═══ Material provided ═══
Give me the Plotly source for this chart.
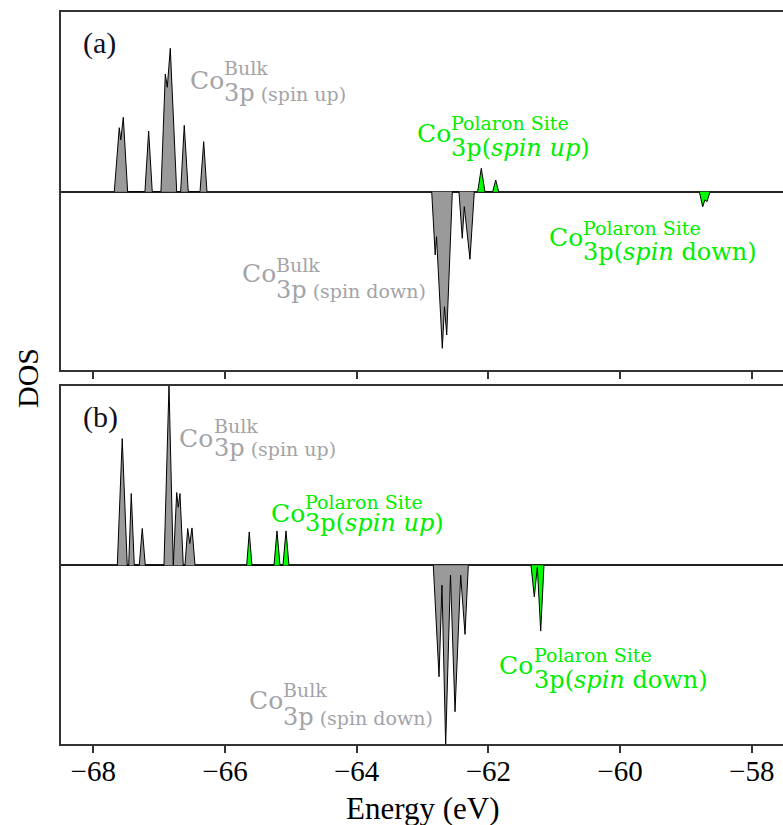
import plotly.graph_objects as go

# ---------------- data (energy in eV, DOS in arbitrary units) ----------------
a_bulk_up_E = [-67.681, -67.605, -67.582, -67.544, -67.478, -67.215, -67.159, -67.104,
               -66.972, -66.906, -66.876, -66.830, -66.733, -66.673, -66.618, -66.557,
               -66.379, -66.323, -66.273]
a_bulk_up_D = [0, 0.64, 0.517, 0.744, 0, 0, 0.607, 0,
               0, 1.177, 1.044, 1.434, 0, 0, 0.664, 0,
               0, 0.50, 0]
a_bulk_dn_E = [-62.86, -62.807, -62.787, -62.699, -62.666, -62.632, -62.547,
               -62.446, -62.396, -62.365, -62.279, -62.213]
a_bulk_dn_D = [0, -0.633, -0.45, -1.566, -1.15, -1.433, 0,
               0, -0.466, -0.15, -0.676, 0]
a_pol_up_E = [-62.162, -62.107, -62.051, -61.934, -61.888, -61.843]
a_pol_up_D = [0, 0.234, 0, 0, 0.117, 0]
a_pol_dn_E = [-58.796, -58.744, -58.71, -58.68, -58.633]
a_pol_dn_D = [0, -0.15, -0.08, -0.10, 0]

b_bulk_up_E = [-67.635, -67.560, -67.484, -67.462, -67.423, -67.377, -67.301, -67.256, -67.210,
               -66.926, -66.850, -66.785, -66.733, -66.709, -66.683, -66.633,
               -66.607, -66.566, -66.534, -66.501, -66.455]
b_bulk_up_D = [0, 1.267, 0, 0, 0.717, 0, 0, 0.367, 0,
               0, 1.80, 0, 0.727, 0.58, 0.717, 0,
               0, 0.367, 0.217, 0.373, 0]
b_bulk_dn_E = [-62.836, -62.749, -62.704, -62.648, -62.575, -62.506, -62.420, -62.354, -62.304]
b_bulk_dn_D = [0, -1.117, -0.2, -1.80, -0.1, -1.467, -0.1, -0.693, 0]
b_pol_up_E = [-65.670, -65.631, -65.590, -65.255, -65.210, -65.164, -65.119, -65.073, -65.028]
b_pol_up_D = [0, 0.333, 0, 0, 0.343, 0, 0, 0.343, 0]
b_pol_dn_E = [-61.352, -61.302, -61.256, -61.205, -61.155]
b_pol_dn_D = [0, -0.317, -0.02, -0.66, 0]

x_ticks = [-68, -66, -64, -62, -60, -58]
x_tick_labels = ["\u221268", "\u221266", "\u221264", "\u221262", "\u221260", "\u221258"]

# ---------------- styling ----------------
GRAY_FILL = "#9a9a9a"
GREEN_FILL = "#00ff00"
GRAY_TXT = "#a3a3a8"
GREEN_TXT = "#00ee00"
AX_COL = "#333333"
SERIF = "Liberation Serif"
LBL = "DejaVu Serif"

X_RANGE = [-68.49, -57.525]

fig = go.Figure()

def add_series(E, D, fill, xa, ya):
    fig.add_trace(go.Scatter(x=E, y=D, mode="lines", fill="tozeroy",
                             fillcolor=fill, line=dict(color="black", width=1),
                             xaxis=xa, yaxis=ya, showlegend=False, hoverinfo="skip"))

add_series(a_bulk_up_E, a_bulk_up_D, GRAY_FILL, "x", "y")
add_series(a_bulk_dn_E, a_bulk_dn_D, GRAY_FILL, "x", "y")
add_series(a_pol_up_E, a_pol_up_D, GREEN_FILL, "x", "y")
add_series(a_pol_dn_E, a_pol_dn_D, GREEN_FILL, "x", "y")
add_series(b_bulk_up_E, b_bulk_up_D, GRAY_FILL, "x2", "y2")
add_series(b_bulk_dn_E, b_bulk_dn_D, GRAY_FILL, "x2", "y2")
add_series(b_pol_up_E, b_pol_up_D, GREEN_FILL, "x2", "y2")
add_series(b_pol_dn_E, b_pol_dn_D, GREEN_FILL, "x2", "y2")

xcommon = dict(range=X_RANGE, showgrid=False, zeroline=False, showline=True, mirror=True,
               linecolor=AX_COL, linewidth=1.5, ticks="outside", ticklen=7, tickwidth=1.5,
               tickcolor=AX_COL, tickvals=x_ticks, ticktext=x_tick_labels)
ycommon = dict(showgrid=False, zeroline=True, zerolinecolor="#222222", zerolinewidth=1.5,
               showline=True, linecolor=AX_COL, linewidth=1.5, ticks="", showticklabels=False)

fig.update_layout(
    width=783, height=825,
    margin=dict(l=61, r=0, t=12, b=81),
    paper_bgcolor="white", plot_bgcolor="white",
    font=dict(family=SERIF, size=29, color="black"),
    xaxis=dict(**xcommon, domain=[0, 1], anchor="y", showticklabels=False),
    yaxis=dict(**ycommon, domain=[0.5109, 1], range=[-1.783, 1.797], anchor="x"),
    xaxis2=dict(**xcommon, domain=[0, 1], anchor="y2", showticklabels=True,
                ticklabelstandoff=-7,
                tickfont=dict(family=SERIF, size=29, color="black")),
    yaxis2=dict(**ycommon, domain=[0, 0.489], range=[-1.79, 1.793], anchor="x2"),
    showlegend=False,
)

ann = []

def txt(x, y, s, size, color, xr, yr, family=LBL, anchor="left"):
    ann.append(dict(x=x, y=y, xref=xr, yref=yr, text=s, showarrow=False,
                    xanchor=anchor, yanchor="middle",
                    font=dict(family=family, size=size, color=color)))

def label(xc, yc, xs, ysup, ysub, sup, sub, color, xr, yr, sub_small=None):
    txt(xc, yc, "Co", 25, color, xr, yr)
    txt(xs, ysup, sup, 19, color, xr, yr)
    if sub_small is None:
        txt(xs, ysub, sub, 24, color, xr, yr)
    else:
        txt(xs, ysub, sub + "<span style='font-size:19px'>" + sub_small + "</span>", 24, color, xr, yr)

# panel (a)
txt(-67.898, 1.487, "(a)", 30, "#111122", "x", "y", family=SERIF, anchor="center")
label(-66.562, 1.117, -66.045, 1.237, 0.987, "Bulk", "3p", GRAY_TXT, "x", "y", sub_small=" (spin up)")
label(-65.772, -0.813, -65.255, -0.733, -0.983, "Bulk", "3p", GRAY_TXT, "x", "y", sub_small=" (spin down)")
label(-63.114, 0.587, -62.598, 0.687, 0.437, "Polaron Site", "3p(<i>spin up</i>)", GREEN_TXT, "x", "y")
label(-61.109, -0.453, -60.593, -0.363, -0.603, "Polaron Site", "3p(<i>spin</i> down)", GREEN_TXT, "x", "y")

# panel (b)
txt(-67.883, 1.48, "(b)", 30, "#111122", "x2", "y2", family=SERIF, anchor="center")
label(-66.729, 1.27, -66.197, 1.39, 1.17, "Bulk", "3p", GRAY_TXT, "x2", "y2", sub_small=" (spin up)")
label(-65.331, 0.52, -64.815, 0.63, 0.42, "Polaron Site", "3p(<i>spin up</i>)", GREEN_TXT, "x2", "y2")
label(-65.666, -1.35, -65.149, -1.25, -1.52, "Bulk", "3p", GRAY_TXT, "x2", "y2", sub_small=" (spin down)")
label(-61.868, -1.00, -61.337, -0.90, -1.15, "Polaron Site", "3p(<i>spin</i> down)", GREEN_TXT, "x2", "y2")

fig.update_layout(annotations=ann)

# axis titles placed in paper coordinates
W, H = 783, 825
pl, pr, pt, pb = 61, 0, 12, 81
pw, ph = W - pl - pr, H - pt - pb
fig.add_annotation(x=(27 - pl) / pw, y=(H - pb - 378) / ph, xref="paper", yref="paper",
                   text="DOS", showarrow=False, textangle=-90, xanchor="center", yanchor="middle",
                   font=dict(family=SERIF, size=30, color="black"))
fig.add_annotation(x=(423 - pl) / pw, y=(H - pb - 808) / ph, xref="paper", yref="paper",
                   text="Energy (eV)", showarrow=False, xanchor="center", yanchor="middle",
                   font=dict(family=SERIF, size=31, color="black"))

fig.write_html("out.html", config={"displayModeBar": False},
               post_script="document.body.style.margin='0px';document.body.style.overflow='hidden';")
═══
## Brief
Reproduce the material above exactly, first line through the line that contains "import plotly.graph_objects as go", minus the pictures.

## Task response
Give me the Plotly source for this chart.
import plotly.graph_objects as go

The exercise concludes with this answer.